Jamaica's Hansle Parchment shocked favourite Grant Holloway on Thursday to win the 110 metre hurdles at the Tokyo Olympics, while American Ryan Crouser dominated the men's shot put and Portugal's Pedro Pichardo took gold in the men's triple jump.

Tokyo, 5 August 2021 (dpa/MIA) – Jamaica’s Hansle Parchment shocked favourite Grant Holloway on Thursday to win the 110 metre hurdles at the Tokyo Olympics, while American Ryan Crouser dominated the men’s shot put and Portugal’s Pedro Pichardo took gold in the men’s triple jump.

Parchment, who won bronze in London 2012, came back on the world champion Holloway of the United States at the seventh hurdle to finish in 13.04 seconds.

The American finished in 13.09, barely holding on to silver, with Jamaica’s Ronald Levy finishing 0.01 behind him for bronze.

“There was no intimidation. He is a great competitor,” Parchment, 31, said of defeating pre-race favourite Holloway.

“I knew that he would have taken the lead, he always takes the lead. I don’t know how he gets to the first hurdle so fast. I know that once I am close to the first three hurdles, I would be able to catch him close to the line and I did just that,” the gold medallist said.

Holloway, 23 and competing at his first games, agreed: “Everybody knows I’m going to get out strong. Now it just comes to a point where I’ve got to finish strong.

“I just think the nerves, the big atmosphere got the best of me a little bit. But I’m young, I’ve got a lot of races under my belt so I’ll take this with a grain of salt and I keep moving forward.”

Holloway is the world champion from 2019 and had not lost a race since the summer of 2020. He recently missed the world record by one-hundredth of a second with a run of 12.81.

In the field, Crouser claimed gold in shot put with a best of 23.30 metres, his third Olympic record for the day.

Crouser, 28, staked his claim for gold on his first throw with an Olympic record of 22.83 before throwing 22.93 in his second and bettering it again in his last effort, falling just 7 centimetres short of the world record he set just in June.

He had set the previous Olympic record of 22.52 in Rio.

The podium was an exact repeat of the Rio Games, with fellow American Joe Kovacs taking silver and New Zealand’s Tom Walsh claiming bronze.

Kovacs, 32, threw 22.65, while Walsh, 29, threw a season best of 22.47.
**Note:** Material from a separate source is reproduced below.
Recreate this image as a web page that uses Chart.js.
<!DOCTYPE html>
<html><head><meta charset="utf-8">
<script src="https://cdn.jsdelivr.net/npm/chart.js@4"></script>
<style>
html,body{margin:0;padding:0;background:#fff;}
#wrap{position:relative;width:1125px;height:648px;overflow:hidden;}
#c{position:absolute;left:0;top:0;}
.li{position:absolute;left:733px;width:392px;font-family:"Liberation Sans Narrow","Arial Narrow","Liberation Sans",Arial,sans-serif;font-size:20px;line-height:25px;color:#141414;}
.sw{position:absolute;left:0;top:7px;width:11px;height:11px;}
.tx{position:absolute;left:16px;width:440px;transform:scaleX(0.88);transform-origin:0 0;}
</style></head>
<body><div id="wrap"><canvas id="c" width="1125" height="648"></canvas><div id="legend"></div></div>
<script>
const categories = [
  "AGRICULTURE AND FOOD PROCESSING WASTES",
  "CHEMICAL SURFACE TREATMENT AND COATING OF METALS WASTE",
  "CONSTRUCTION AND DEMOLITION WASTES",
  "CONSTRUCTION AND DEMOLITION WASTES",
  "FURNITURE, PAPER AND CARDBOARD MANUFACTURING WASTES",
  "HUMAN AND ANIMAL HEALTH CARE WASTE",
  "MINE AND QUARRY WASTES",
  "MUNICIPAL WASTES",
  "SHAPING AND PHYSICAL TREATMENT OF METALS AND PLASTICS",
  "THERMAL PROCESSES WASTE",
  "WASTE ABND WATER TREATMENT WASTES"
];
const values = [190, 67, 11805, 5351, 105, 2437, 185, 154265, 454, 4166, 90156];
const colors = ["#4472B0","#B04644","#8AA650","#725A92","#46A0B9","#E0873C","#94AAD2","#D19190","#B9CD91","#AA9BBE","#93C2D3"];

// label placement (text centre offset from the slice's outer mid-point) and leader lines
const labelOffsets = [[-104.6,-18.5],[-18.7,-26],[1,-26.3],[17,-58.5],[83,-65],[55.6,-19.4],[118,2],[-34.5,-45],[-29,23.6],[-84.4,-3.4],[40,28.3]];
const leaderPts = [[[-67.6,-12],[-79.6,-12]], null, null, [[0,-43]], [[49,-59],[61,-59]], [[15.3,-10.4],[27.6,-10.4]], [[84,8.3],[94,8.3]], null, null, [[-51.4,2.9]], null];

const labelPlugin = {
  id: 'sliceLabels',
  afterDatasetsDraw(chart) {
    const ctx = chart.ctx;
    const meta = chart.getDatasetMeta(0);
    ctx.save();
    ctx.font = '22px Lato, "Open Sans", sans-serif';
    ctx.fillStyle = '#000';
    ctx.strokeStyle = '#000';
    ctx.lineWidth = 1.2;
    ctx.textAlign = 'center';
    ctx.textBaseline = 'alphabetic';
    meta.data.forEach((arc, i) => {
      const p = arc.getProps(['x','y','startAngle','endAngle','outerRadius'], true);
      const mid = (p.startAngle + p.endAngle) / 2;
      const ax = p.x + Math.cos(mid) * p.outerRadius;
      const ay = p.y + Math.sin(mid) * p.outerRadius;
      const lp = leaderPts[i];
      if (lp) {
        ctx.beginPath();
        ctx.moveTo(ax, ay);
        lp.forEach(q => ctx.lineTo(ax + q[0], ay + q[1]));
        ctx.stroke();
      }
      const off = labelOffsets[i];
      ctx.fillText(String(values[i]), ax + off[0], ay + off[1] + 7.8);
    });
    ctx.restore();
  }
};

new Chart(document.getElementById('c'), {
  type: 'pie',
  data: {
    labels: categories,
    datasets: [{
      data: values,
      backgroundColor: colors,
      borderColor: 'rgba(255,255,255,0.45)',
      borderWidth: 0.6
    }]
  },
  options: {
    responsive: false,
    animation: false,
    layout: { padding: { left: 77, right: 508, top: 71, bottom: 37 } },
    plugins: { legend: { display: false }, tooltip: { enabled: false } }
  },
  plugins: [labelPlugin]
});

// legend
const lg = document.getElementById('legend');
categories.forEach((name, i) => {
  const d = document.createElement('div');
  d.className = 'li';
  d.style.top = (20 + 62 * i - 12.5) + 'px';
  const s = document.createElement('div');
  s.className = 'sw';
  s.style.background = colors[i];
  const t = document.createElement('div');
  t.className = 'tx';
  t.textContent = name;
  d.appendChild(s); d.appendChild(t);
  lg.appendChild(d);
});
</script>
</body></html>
“By the time you get here, the work is already done,” Crouser said.

“My mindset was really good going in … today it was a lot about heat management … The key was getting a big one early. I managed to do that. I had solidified the win by the end so I got a little more aggressive and chased that bigger throw and finally connected with it.”
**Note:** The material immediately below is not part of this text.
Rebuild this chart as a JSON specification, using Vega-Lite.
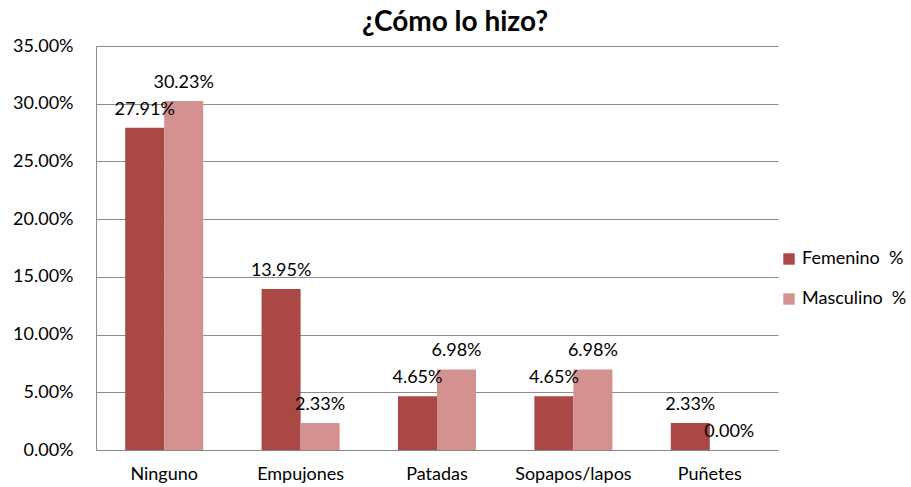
{
  "$schema": "https://vega.github.io/schema/vega-lite/v6.json",
  "autosize": {"type": "none"},
  "width": 682,
  "height": 404,
  "padding": {"left": 96, "top": 46, "right": 133, "bottom": 37},
  "background": "white",
  "title": {"text": "¿Cómo lo hizo?", "font": "Lato", "fontSize": 28, "fontWeight": "bold", "color": "#000000", "anchor": "middle", "dx": 18, "offset": 0},
  "config": {
    "view": {"stroke": null},
    "font": "Lato"
  },
  "data": {"values": [
    {"cat": "Ninguno", "g": "Femenino\u00a0 %", "v": 0.2791},
    {"cat": "Ninguno", "g": "Masculino\u00a0 %", "v": 0.3023},
    {"cat": "Empujones", "g": "Femenino\u00a0 %", "v": 0.1395},
    {"cat": "Empujones", "g": "Masculino\u00a0 %", "v": 0.0233},
    {"cat": "Patadas", "g": "Femenino\u00a0 %", "v": 0.0465},
    {"cat": "Patadas", "g": "Masculino\u00a0 %", "v": 0.0698},
    {"cat": "Sopapos/lapos", "g": "Femenino\u00a0 %", "v": 0.0465},
    {"cat": "Sopapos/lapos", "g": "Masculino\u00a0 %", "v": 0.0698},
    {"cat": "Puñetes", "g": "Femenino\u00a0 %", "v": 0.0233},
    {"cat": "Puñetes", "g": "Masculino\u00a0 %", "v": 0.0}
  ]},
  "encoding": {
    "x": {"field": "cat", "type": "nominal", "sort": null,
      "scale": {"paddingInner": 0.428, "paddingOuter": 0.214},
      "axis": {"title": null, "labelAngle": 0, "labelFontSize": 18, "labelColor": "#000000", "labelPadding": 15, "ticks": false, "domainColor": "#888888", "labelFont": "Lato"}},
    "xOffset": {"field": "g", "type": "nominal", "sort": ["Femenino\u00a0 %", "Masculino\u00a0 %"], "scale": {"paddingInner": 0, "paddingOuter": 0}},
    "y": {"field": "v", "type": "quantitative",
      "scale": {"domain": [0, 0.35], "nice": false},
      "axis": {"title": null, "format": ".2%", "values": [0, 0.05, 0.1, 0.15, 0.2, 0.25, 0.3, 0.35], "labelFontSize": 18, "labelColor": "#000000", "labelPadding": 23, "ticks": false, "gridColor": "#8c8c8c", "domainColor": "#8c8c8c", "labelFont": "Lato"}}
  },
  "layer": [
    {
      "mark": {"type": "bar"},
      "encoding": {
        "color": {"field": "g", "type": "nominal", "sort": ["Femenino\u00a0 %", "Masculino\u00a0 %"],
          "scale": {"domain": ["Femenino\u00a0 %", "Masculino\u00a0 %"], "range": ["#ab4745", "#d39290"]},
          "legend": {"title": null, "orient": "none", "legendX": 684, "legendY": 204, "symbolType": "square", "symbolSize": 130, "symbolStrokeWidth": 0, "labelFontSize": 18, "labelColor": "#000000", "rowPadding": 22, "labelOffset": 4, "labelFont": "Lato"}
        }
      }
    },
    {
      "mark": {"type": "text", "baseline": "bottom", "dy": -9, "fontSize": 18, "color": "#000000", "font": "Lato"},
      "encoding": {
        "text": {"field": "v", "type": "quantitative", "format": ".2%"}
      }
    }
  ]
}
Pichardo led the long jump wire to wire, but recorded his winning try of 17.98 metres, which also a national record, at the third time of asking.

“It was always one of my dreams to win the Olympic gold. This is what I have been doing since I was six years old. I feel a huge sense of happiness and I still have plenty of dreams ahead of me,” the Portuguese jumper said.
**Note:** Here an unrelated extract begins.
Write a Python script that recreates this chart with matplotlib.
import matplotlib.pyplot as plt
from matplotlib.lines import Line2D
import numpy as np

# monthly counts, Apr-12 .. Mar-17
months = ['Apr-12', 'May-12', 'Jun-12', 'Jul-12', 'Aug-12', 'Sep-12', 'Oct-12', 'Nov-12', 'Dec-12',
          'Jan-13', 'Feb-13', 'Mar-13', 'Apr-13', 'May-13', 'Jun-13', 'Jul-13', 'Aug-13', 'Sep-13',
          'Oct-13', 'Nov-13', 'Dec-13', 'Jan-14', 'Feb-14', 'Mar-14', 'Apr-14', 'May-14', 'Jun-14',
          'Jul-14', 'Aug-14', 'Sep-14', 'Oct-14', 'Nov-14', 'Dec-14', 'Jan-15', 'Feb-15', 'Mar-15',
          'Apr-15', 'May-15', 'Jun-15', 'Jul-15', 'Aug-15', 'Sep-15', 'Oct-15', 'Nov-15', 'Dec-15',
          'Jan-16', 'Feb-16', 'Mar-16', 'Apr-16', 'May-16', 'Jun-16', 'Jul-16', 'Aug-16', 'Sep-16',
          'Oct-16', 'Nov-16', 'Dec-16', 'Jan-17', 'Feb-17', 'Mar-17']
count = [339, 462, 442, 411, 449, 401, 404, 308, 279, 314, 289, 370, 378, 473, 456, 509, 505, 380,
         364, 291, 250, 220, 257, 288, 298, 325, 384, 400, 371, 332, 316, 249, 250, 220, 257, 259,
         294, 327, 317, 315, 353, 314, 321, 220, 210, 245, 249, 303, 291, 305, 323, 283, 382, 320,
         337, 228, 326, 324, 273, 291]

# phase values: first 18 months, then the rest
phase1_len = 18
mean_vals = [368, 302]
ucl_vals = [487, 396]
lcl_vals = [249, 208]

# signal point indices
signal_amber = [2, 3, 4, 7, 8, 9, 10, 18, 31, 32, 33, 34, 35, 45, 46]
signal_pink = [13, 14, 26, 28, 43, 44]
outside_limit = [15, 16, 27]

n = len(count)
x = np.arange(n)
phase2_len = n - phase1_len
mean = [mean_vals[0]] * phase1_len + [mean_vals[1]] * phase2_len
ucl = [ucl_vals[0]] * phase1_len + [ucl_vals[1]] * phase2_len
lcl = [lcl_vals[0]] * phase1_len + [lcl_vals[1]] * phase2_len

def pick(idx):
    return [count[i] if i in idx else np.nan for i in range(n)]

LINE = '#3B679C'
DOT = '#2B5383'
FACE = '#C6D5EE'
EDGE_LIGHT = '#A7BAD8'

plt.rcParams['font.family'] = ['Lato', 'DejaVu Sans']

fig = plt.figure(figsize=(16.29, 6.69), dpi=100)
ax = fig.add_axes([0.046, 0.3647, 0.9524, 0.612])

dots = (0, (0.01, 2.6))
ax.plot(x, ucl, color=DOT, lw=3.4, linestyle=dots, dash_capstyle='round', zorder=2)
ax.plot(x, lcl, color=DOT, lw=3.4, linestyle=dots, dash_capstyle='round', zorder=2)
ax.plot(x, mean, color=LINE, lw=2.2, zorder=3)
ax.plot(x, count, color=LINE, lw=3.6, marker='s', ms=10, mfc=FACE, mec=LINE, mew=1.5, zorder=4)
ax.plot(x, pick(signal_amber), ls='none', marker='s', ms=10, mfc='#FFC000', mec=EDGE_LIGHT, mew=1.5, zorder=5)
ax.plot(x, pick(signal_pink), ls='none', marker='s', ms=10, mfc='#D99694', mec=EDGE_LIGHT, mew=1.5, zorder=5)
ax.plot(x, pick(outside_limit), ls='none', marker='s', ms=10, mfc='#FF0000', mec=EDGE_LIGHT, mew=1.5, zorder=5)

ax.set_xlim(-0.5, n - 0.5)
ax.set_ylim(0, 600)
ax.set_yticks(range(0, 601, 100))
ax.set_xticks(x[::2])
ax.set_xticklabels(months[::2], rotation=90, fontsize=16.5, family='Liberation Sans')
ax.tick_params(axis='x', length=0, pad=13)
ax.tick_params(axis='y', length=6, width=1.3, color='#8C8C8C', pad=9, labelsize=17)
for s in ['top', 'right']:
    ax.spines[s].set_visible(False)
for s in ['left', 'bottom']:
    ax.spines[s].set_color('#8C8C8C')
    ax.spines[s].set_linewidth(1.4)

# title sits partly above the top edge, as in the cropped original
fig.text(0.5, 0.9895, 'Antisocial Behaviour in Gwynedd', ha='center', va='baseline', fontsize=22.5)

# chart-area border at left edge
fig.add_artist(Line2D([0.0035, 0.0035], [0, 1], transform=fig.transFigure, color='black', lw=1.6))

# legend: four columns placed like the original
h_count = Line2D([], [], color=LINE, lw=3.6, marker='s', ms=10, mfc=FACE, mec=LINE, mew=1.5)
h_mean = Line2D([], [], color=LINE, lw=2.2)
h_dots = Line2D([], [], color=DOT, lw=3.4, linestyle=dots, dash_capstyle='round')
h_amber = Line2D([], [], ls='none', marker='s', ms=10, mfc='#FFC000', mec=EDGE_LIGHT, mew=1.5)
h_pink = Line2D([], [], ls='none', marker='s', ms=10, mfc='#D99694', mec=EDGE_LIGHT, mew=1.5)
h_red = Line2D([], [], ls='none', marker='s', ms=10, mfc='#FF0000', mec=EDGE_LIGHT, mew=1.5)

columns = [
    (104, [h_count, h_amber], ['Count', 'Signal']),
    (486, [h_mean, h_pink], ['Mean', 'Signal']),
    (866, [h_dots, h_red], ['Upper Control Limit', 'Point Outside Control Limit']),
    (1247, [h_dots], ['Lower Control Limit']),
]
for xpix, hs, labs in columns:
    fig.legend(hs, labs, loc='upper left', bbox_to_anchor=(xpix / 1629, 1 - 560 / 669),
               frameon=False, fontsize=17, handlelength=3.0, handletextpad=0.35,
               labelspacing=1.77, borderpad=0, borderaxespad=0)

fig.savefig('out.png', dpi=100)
China’s Zhu Yaming jumped a personal best of 17.57 to win silver.

Hugues Fabrice Zango, who also took bronze at the 2019 world championships, won bronze with 17.47 for the first ever Olympic medal for Burkina Faso.

“Everyone in Burkino Faso dreamed of this Olympic medal. This was one of the only chances we had in the next 20 years to win a medal so I had to do it now. I had no other choice, it was a mission for me,” Zango said.

“It’s not the medal I wanted but it’s good for Burkina Faso and it’s historic. Burkina Faso is really happy. Everybody is happy. I think they will throw a great party when I go back,” the jumper said.

American Will Claye, who won two silvers at the last two worlds and Olympics, failed to make the podium but jumped a season best of 17.44.

In semi-final action, Britain clocked the fastest time in the women’s 4×100 with 41.55, followed by the US and Germany. In the men’s 4×100 Jamaica recorded the best time, followed by China and Canada, while the US missed out.